Stated goal:
The lines to extract run from the first line of the material below to the line containing "hours.map(function (h, i)", both included; leave the pictures behind.
------ Records shown
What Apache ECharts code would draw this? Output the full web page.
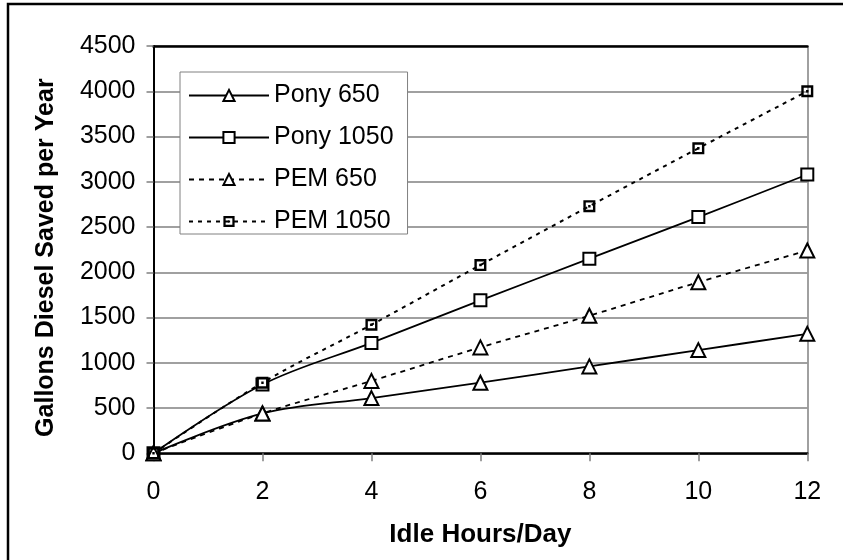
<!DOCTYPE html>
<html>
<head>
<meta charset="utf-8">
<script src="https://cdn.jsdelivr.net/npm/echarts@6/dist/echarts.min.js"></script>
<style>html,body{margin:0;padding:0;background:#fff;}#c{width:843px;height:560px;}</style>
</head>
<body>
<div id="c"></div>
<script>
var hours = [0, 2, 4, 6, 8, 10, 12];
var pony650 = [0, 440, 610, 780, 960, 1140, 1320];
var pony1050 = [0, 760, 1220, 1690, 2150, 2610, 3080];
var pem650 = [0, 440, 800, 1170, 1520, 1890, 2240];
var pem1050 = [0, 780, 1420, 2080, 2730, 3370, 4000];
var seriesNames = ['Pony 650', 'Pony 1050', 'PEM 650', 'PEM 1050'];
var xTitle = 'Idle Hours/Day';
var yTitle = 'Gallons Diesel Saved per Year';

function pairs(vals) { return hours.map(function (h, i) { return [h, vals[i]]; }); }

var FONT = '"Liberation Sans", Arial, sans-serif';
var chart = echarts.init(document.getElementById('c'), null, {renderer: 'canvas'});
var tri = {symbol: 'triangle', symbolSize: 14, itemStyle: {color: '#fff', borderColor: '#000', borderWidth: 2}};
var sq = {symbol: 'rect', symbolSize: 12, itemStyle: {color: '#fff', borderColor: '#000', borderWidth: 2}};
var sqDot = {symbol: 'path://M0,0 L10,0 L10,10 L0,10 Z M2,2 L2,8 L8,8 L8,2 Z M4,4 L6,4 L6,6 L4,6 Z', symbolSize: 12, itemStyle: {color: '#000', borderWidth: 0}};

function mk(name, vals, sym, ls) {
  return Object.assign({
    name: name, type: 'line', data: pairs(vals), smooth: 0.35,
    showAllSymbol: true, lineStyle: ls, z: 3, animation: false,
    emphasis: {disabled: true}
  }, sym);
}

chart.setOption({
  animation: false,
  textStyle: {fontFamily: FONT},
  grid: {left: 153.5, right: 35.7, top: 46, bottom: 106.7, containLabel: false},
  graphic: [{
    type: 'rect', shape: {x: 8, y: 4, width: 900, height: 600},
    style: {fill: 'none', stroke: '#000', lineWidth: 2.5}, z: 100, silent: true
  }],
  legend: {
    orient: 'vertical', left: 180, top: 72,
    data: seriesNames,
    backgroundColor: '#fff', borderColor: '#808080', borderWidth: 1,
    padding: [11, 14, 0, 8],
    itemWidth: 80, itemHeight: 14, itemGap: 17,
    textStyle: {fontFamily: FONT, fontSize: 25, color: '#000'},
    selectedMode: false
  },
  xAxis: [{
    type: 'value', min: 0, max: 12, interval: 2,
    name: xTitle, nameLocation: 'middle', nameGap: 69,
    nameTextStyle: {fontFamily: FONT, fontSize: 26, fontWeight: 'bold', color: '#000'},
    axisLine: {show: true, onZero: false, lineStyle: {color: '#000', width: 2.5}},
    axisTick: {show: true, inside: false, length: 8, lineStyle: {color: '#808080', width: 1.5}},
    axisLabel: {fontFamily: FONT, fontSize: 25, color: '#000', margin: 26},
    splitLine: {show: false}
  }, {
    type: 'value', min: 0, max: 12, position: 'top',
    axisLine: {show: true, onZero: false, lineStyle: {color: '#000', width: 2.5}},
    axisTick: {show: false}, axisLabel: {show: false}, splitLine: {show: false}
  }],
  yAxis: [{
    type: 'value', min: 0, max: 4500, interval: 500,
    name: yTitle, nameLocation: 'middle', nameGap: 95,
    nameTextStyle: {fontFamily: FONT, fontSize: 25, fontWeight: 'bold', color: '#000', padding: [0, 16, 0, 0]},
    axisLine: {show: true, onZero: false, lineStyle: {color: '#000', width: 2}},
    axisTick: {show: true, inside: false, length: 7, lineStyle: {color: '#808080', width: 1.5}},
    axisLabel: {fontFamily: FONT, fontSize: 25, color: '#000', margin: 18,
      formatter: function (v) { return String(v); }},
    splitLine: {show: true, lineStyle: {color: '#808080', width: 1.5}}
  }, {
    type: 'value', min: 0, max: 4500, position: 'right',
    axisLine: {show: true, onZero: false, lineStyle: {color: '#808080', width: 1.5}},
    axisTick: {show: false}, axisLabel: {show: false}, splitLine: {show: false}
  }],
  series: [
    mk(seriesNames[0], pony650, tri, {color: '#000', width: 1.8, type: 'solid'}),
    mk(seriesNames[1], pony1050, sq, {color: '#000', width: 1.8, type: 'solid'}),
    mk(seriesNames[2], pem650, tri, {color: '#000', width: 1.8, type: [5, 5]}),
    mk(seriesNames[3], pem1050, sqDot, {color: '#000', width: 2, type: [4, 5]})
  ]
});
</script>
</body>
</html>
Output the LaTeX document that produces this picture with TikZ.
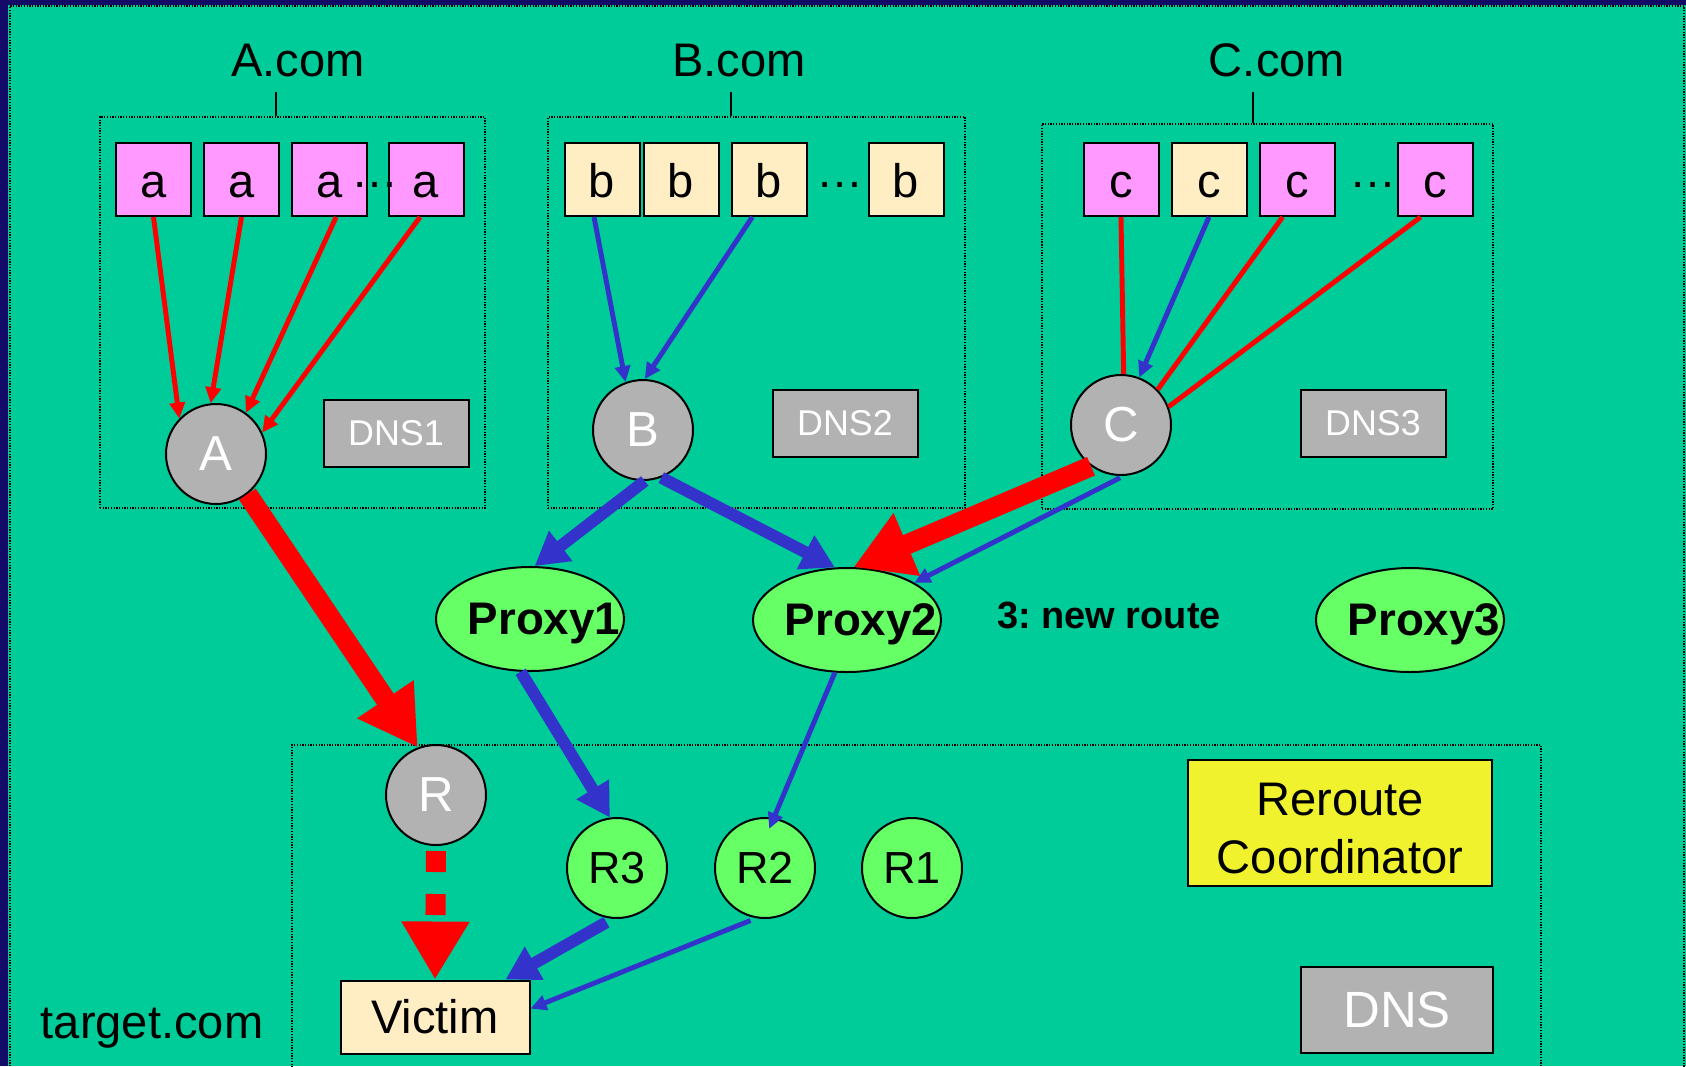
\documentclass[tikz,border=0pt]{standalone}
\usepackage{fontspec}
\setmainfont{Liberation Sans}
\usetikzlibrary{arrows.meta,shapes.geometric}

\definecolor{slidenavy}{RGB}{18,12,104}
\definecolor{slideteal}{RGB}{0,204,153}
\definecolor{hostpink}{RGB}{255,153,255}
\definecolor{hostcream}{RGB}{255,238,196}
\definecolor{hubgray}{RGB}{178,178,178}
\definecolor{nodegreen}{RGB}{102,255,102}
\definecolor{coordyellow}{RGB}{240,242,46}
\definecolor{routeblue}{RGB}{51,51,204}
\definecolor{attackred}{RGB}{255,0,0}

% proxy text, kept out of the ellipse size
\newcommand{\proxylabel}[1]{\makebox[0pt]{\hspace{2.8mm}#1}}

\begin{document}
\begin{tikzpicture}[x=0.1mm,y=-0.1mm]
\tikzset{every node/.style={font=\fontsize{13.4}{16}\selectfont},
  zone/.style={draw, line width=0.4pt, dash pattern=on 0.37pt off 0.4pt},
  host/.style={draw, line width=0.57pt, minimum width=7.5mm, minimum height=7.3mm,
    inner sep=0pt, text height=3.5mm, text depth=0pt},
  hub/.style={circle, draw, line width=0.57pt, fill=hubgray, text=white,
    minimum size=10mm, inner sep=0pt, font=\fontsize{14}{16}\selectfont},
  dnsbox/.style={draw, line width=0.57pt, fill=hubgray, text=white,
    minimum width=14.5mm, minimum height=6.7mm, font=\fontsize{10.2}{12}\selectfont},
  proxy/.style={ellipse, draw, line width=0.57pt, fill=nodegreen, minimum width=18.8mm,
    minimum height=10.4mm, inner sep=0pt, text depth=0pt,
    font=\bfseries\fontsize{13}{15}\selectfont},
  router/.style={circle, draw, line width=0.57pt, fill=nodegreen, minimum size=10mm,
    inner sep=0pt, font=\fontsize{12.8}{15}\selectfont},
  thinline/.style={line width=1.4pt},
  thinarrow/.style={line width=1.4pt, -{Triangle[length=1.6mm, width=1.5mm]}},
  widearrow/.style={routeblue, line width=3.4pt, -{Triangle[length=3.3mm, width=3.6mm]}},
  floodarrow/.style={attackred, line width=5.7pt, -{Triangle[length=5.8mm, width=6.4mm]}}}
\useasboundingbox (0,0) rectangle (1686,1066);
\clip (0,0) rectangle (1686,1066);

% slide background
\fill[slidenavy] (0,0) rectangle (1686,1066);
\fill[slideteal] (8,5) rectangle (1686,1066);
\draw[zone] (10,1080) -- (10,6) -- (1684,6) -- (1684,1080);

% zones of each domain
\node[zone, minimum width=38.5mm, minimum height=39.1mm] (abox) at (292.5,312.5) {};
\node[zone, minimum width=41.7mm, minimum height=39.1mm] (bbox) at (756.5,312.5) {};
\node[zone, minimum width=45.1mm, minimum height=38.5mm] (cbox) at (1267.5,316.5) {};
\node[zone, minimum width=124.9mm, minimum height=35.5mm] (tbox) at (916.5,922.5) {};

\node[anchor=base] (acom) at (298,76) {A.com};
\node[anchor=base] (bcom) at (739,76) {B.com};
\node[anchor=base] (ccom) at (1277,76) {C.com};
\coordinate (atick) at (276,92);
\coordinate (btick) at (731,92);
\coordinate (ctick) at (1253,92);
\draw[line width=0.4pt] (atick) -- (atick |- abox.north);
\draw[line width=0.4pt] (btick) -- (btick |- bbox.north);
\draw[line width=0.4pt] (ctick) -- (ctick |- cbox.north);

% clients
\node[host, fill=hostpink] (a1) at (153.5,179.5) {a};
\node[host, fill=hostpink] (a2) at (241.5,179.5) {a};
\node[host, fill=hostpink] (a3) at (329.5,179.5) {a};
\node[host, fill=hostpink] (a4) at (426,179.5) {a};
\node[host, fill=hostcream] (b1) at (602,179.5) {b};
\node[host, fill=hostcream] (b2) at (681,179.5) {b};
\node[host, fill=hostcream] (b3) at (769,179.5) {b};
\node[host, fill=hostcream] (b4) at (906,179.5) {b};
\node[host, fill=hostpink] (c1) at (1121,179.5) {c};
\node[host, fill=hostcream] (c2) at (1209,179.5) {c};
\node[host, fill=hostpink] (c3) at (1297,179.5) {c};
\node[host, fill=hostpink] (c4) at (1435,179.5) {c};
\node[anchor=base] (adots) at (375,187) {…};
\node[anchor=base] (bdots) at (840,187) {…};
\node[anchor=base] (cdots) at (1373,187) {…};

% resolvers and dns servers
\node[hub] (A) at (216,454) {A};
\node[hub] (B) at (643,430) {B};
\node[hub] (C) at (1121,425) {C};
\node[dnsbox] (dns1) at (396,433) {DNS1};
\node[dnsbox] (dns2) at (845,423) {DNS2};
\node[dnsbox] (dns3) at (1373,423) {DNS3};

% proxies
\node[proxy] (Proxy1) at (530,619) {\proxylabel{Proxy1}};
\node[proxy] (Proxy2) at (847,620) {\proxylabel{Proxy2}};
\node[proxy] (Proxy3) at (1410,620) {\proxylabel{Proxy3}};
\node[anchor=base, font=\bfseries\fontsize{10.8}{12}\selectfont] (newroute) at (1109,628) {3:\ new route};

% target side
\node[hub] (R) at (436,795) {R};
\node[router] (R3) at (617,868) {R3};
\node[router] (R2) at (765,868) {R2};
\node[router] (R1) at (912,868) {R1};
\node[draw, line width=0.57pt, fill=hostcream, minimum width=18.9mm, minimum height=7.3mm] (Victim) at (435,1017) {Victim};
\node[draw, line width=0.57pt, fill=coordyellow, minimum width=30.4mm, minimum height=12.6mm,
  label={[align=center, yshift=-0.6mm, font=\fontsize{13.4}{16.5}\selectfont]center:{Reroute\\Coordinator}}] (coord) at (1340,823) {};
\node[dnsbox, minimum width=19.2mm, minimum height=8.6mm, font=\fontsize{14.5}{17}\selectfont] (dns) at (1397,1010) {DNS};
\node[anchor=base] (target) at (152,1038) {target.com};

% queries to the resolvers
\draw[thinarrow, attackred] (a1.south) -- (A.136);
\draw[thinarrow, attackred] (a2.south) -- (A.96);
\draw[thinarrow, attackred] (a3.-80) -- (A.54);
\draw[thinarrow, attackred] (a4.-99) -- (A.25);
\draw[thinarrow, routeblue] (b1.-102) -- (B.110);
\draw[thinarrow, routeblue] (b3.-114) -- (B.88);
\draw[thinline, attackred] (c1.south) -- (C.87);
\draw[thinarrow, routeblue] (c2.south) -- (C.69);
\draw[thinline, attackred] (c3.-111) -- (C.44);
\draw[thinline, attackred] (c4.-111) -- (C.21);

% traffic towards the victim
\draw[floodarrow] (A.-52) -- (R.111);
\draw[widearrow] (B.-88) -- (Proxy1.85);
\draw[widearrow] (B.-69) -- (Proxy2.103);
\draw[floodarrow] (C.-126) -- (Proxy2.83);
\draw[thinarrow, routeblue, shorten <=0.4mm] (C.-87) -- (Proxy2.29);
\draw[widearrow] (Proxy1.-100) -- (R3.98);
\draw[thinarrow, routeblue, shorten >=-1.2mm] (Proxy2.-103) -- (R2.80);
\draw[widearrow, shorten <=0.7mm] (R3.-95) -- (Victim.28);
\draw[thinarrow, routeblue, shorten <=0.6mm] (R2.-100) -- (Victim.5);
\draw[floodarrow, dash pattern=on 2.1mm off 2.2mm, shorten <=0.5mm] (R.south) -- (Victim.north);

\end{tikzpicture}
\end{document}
------------
Task response:
What Apache ECharts code would draw this? Output the full web page.
<!DOCTYPE html>
<html>
<head>
<meta charset="utf-8">
<script src="https://cdn.jsdelivr.net/npm/echarts@6/dist/echarts.min.js"></script>
<style>html,body{margin:0;padding:0;background:#fff;}#c{width:843px;height:560px;}</style>
</head>
<body>
<div id="c"></div>
<script>
var hours = [0, 2, 4, 6, 8, 10, 12];
var pony650 = [0, 440, 610, 780, 960, 1140, 1320];
var pony1050 = [0, 760, 1220, 1690, 2150, 2610, 3080];
var pem650 = [0, 440, 800, 1170, 1520, 1890, 2240];
var pem1050 = [0, 780, 1420, 2080, 2730, 3370, 4000];
var seriesNames = ['Pony 650', 'Pony 1050', 'PEM 650', 'PEM 1050'];
var xTitle = 'Idle Hours/Day';
var yTitle = 'Gallons Diesel Saved per Year';

function pairs(vals) { return hours.map(function (h, i) { return [h, vals[i]]; }); }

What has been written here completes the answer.